|My brothers and I|
Somehow summer has changed. As I frantically run around, planning, picking up and dropping off this and that, I try to finish my never ending "to do" list and I can't help but reflect on how summers used to be. They used to be a time to catch my breath before school started up again in the fall. Summers used to be a time to relax and recharge. What happened?
As a child, our vacation every year included a trip to the San Luis Valley in Colorado to visit our relatives. While there, our time was spent with grandparents, aunts, uncles, and cousins galore and it seemed as if we were related to everyone who lived there because, for the most part, we were. In the valley there was a sense of belonging and of being loved and I always felt that we experienced a little bit of heaven there.

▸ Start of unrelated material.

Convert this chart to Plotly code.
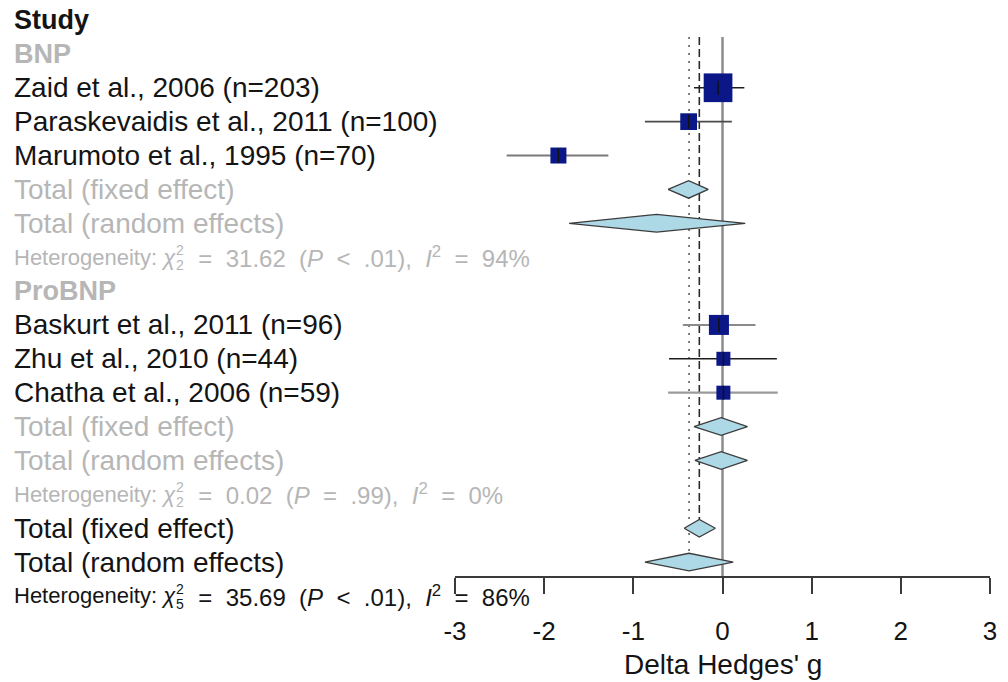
import plotly.graph_objects as go

# ---------------- data ----------------
study_labels = [
    "Zaid et al., 2006 (n=203)",
    "Paraskevaidis et al., 2011 (n=100)",
    "Marumoto et al., 1995 (n=70)",
    "Baskurt et al., 2011 (n=96)",
    "Zhu et al., 2010 (n=44)",
    "Chatha et al., 2006 (n=59)",
]
study_group = ["BNP", "BNP", "BNP", "ProBNP", "ProBNP", "ProBNP"]
study_g = [-0.05, -0.38, -1.84, -0.04, 0.01, 0.01]
study_lo = [-0.32, -0.87, -2.42, -0.445, -0.60, -0.61]
study_hi = [0.245, 0.105, -1.28, 0.37, 0.61, 0.62]
study_weight = [38.3, 13.0, 11.9, 18.6, 9.1, 9.1]

groups = ["BNP", "ProBNP"]
group_fixed_g = [-0.38, -0.015]
group_fixed_lo = [-0.61, -0.32]
group_fixed_hi = [-0.16, 0.28]
group_random_g = [-0.74, -0.015]
group_random_lo = [-1.72, -0.31]
group_random_hi = [0.255, 0.28]
group_het_chi2 = ["31.62", "0.02"]
group_het_df = ["2", "2"]
group_het_p = ["< .01", "= .99"]
group_het_i2 = ["94%", "0%"]

overall_fixed = [-0.26, -0.43, -0.08]     # estimate, lower, upper
overall_random = [-0.375, -0.87, 0.12]
overall_het = ["35.69", "5", "< .01", "86%"]  # chi2, df, P, I2

x_ticks = [-3, -2, -1, 0, 1, 2, 3]
x_title = "Delta Hedges' g"
header = "Study"
fixed_label = "Total (fixed effect)"
random_label = "Total (random effects)"

# ---------------- layout constants ----------------
W, H = 1008, 682
FONT = "Liberation Sans, Arial, sans-serif"
ROW0_PX, ROW_PX = 20.0, 33.88
AXIS_PX = 577
LEFT_PX = 12
GRAY_TXT = "#b6b6b6"
BLACK_TXT = "#141414"
SQUARE_COL = "#0b1687"
DIAMOND_FILL = "#add8e6"
DIAMOND_LINE = "#3c3c3c"
HALF_H = 0.26  # diamond half-height in rows
NB = "\u00a0"


def px_to_row(p):
    return (p - ROW0_PX) / ROW_PX


fig = go.Figure()


def label(row, text, color, size=28, bold=False):
    if bold:
        text = "<b>" + text + "</b>"
    fig.add_annotation(xref="paper", x=LEFT_PX / W, yref="y", y=row, text=text,
                       xanchor="left", yanchor="middle", showarrow=False,
                       font=dict(family=FONT, size=size, color=color))


def het_label(row, chi2, df, p, i2, color):
    base = dict(xref="paper", x=LEFT_PX / W, yref="y", y=row, showarrow=False,
                xanchor="left", yanchor="middle")
    fig.add_annotation(text="Heterogeneity: <i>χ</i>", font=dict(family=FONT, size=22, color=color), **base)
    fig.add_annotation(text="2", xshift=162, yshift=7, font=dict(family=FONT, size=14, color=color), **base)
    fig.add_annotation(text=df, xshift=162, yshift=-8, font=dict(family=FONT, size=14, color=color), **base)
    sp = NB * 2
    rest = (sp + "=" + sp + chi2 + sp + "(<i>P</i>" + sp + p.replace(" ", sp) + ")," + sp
            + "<i>I</i><sup>2</sup>" + sp + "=" + sp + i2)
    fig.add_annotation(text=rest, xshift=171, font=dict(family=FONT, size=24, color=color), **base)


def diamond(row, g, lo, hi):
    fig.add_trace(go.Scatter(x=[lo, g, hi, g, lo], y=[row, row - HALF_H, row, row + HALF_H, row],
                             mode="lines", fill="toself", fillcolor=DIAMOND_FILL,
                             line=dict(color=DIAMOND_LINE, width=1.3), hoverinfo="skip"))


# ---------------- text rows ----------------
row = 0
label(row, header, BLACK_TXT, size=27, bold=True)
row += 1
study_rows = []
diamond_rows = []
for gi, gname in enumerate(groups):
    label(row, gname, GRAY_TXT, size=27, bold=True)
    row += 1
    for si, lab in enumerate(study_labels):
        if study_group[si] != gname:
            continue
        label(row, lab, BLACK_TXT)
        study_rows.append((si, row))
        row += 1
    label(row, fixed_label, GRAY_TXT)
    diamond_rows.append((row, group_fixed_g[gi], group_fixed_lo[gi], group_fixed_hi[gi]))
    row += 1
    label(row, random_label, GRAY_TXT)
    diamond_rows.append((row, group_random_g[gi], group_random_lo[gi], group_random_hi[gi]))
    row += 1
    het_label(row, group_het_chi2[gi], group_het_df[gi], group_het_p[gi], group_het_i2[gi], GRAY_TXT)
    row += 1

row_fixed = row
label(row, fixed_label, BLACK_TXT)
diamond_rows.append((row, *overall_fixed))
row += 1
row_random = row
label(row, random_label, BLACK_TXT)
diamond_rows.append((row, *overall_random))
row += 1
het_label(row, overall_het[0], overall_het[1], overall_het[2], overall_het[3], BLACK_TXT)

top_row = px_to_row(37)
axis_row = px_to_row(AXIS_PX)

# ---------------- reference lines ----------------
fig.add_trace(go.Scatter(x=[0, 0], y=[top_row, axis_row], mode="lines",
                         line=dict(color="#8c8c8c", width=2.5), hoverinfo="skip"))
fig.add_trace(go.Scatter(x=[overall_fixed[0]] * 2, y=[top_row, row_fixed - HALF_H], mode="lines",
                         line=dict(color="#2a2a2a", width=1.6, dash="8px,4px"), hoverinfo="skip"))
fig.add_trace(go.Scatter(x=[overall_random[0]] * 2, y=[top_row, row_random - HALF_H], mode="lines",
                         line=dict(color="#606060", width=1.6, dash="2px,6px"), hoverinfo="skip"))

# ---------------- diamonds ----------------
for d in diamond_rows:
    diamond(*d)

# ---------------- studies ----------------
ci_colors = ["#1e1e1e", "#4a4a4a", "#7a7a7a", "#8a8a8a", "#1e1e1e", "#9a9a9a"]
ci_widths = [1.6, 1.8, 2.0, 2.0, 1.6, 2.2]
sq_x, sq_y, sq_s = [], [], []
for si, r in study_rows:
    fig.add_trace(go.Scatter(x=[study_lo[si], study_hi[si]], y=[r, r], mode="lines",
                             line=dict(color=ci_colors[si], width=ci_widths[si]), hoverinfo="skip"))
    sq_x.append(study_g[si])
    sq_y.append(r)
    sq_s.append(4.64 * study_weight[si] ** 0.5)

fig.add_trace(go.Scatter(x=sq_x, y=sq_y, mode="markers",
                         marker=dict(symbol="square", size=sq_s, color=SQUARE_COL, opacity=1,
                                     line=dict(width=0)), hoverinfo="skip"))
fig.add_trace(go.Scatter(x=sq_x, y=sq_y, mode="markers",
                         marker=dict(symbol="line-ns-open", size=10, color="#111111", opacity=1,
                                     line=dict(width=1.5, color="#111111")), hoverinfo="skip"))

fig.add_annotation(xref="paper", x=722.5 / W, yref="paper", y=(H - 664) / H, text=x_title,
                   showarrow=False, xanchor="center", yanchor="middle",
                   font=dict(family=FONT, size=28, color=BLACK_TXT))

fig.update_layout(
    template="none",
    width=W, height=H, margin=dict(l=0, r=0, t=0, b=0, pad=0, autoexpand=False),
    paper_bgcolor="white", plot_bgcolor="white", showlegend=False,
    xaxis=dict(domain=[455 / W, 990 / W], range=[-3, 3], anchor="free", position=(H - AXIS_PX) / H,
               automargin=False,
               showline=True, linecolor="#3a3a3a", linewidth=2, ticks="outside", ticklen=16,
               tickwidth=2, tickcolor="#3a3a3a", tickvals=x_ticks, ticktext=[str(t) for t in x_ticks],
               ticklabelstandoff=15,
               tickfont=dict(family=FONT, size=26, color=BLACK_TXT), showgrid=False, zeroline=False,
               fixedrange=True),
    yaxis=dict(domain=[0, 1], range=[px_to_row(H), px_to_row(0)], visible=False, automargin=False,
               fixedrange=True, showgrid=False, zeroline=False),
)

fig.write_html("out.html", config={"displayModeBar": False},
               post_script="document.body.style.margin='0px';document.body.style.overflow='hidden';")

A particularly fun memory is of riding around with Uncle Clyde as he checked on his hay fields. Riding beside him as we bounced along the dirt roads and across the hay fields was a treat I never passed up. His fun sense of humor, his gentle way of teasing, the treats in his glove box and stops for an ice cold bottle of pop always seemed to be a standard part of his day. He loved me and I knew it and he spoiled me rotten.
On our visits there, I helped gather eggs, learned to outrun ornery sheep, watched cousins milk cows (I never quite mastered that one), drove a tractor and enjoyed farm fresh eggs and "fresh side" for breakfast. Oh how my Grandmas and Aunties could cook! It not only felt like heaven there, but the food tasted like heaven as well.
Evenings and weekends were filled with family gatherings. The adults chatted about everything imaginable while the cousins ran and played night games in the fields and outbuildings. It never occurred to me that those wonderful carefree days would eventually come to an end and that some day I would look back and ache to relive those cherished childhood memories.
|Heber and Orson|
From the stories I've heard, I know that childhood was rough for my orphaned grandfather, but this simple picture gives me hope that just maybe he too had some fun carefree days. Seeing the twins, sticks in hand, dressed in their bib overalls and hats while carefully balanced on a small wooden raft in the middle of a pond, I am reminded of the stories and antics of Tom Sawyer and Huck Finn. Where did Heber and Orson's imagination take them that day?
I wonder if that day was like the days I spent in the valley as a child? In that high mountain valley the warmth of the sun seems to permeate your whole being, the sky seems a little bluer and although I know I am biased, even the white cotton-candy clouds seem more fluffy.
I envision the two brothers talking and laughing and if I know anything at all about boys, I suspect there was a healthy amount of mischievous splashing. Did horseplay send either one or both of the boys into the pond?
I hope that in their fun, they were able to forget their troubles and their loneliness for the family life they no longer had. I hope that in the companionship of his brother, Grandpa Ganus felt that contented sense of belonging and of being loved. Summers can be good that way and I would like to think that just maybe... on that day... Grandpa too felt a little bit of heaven.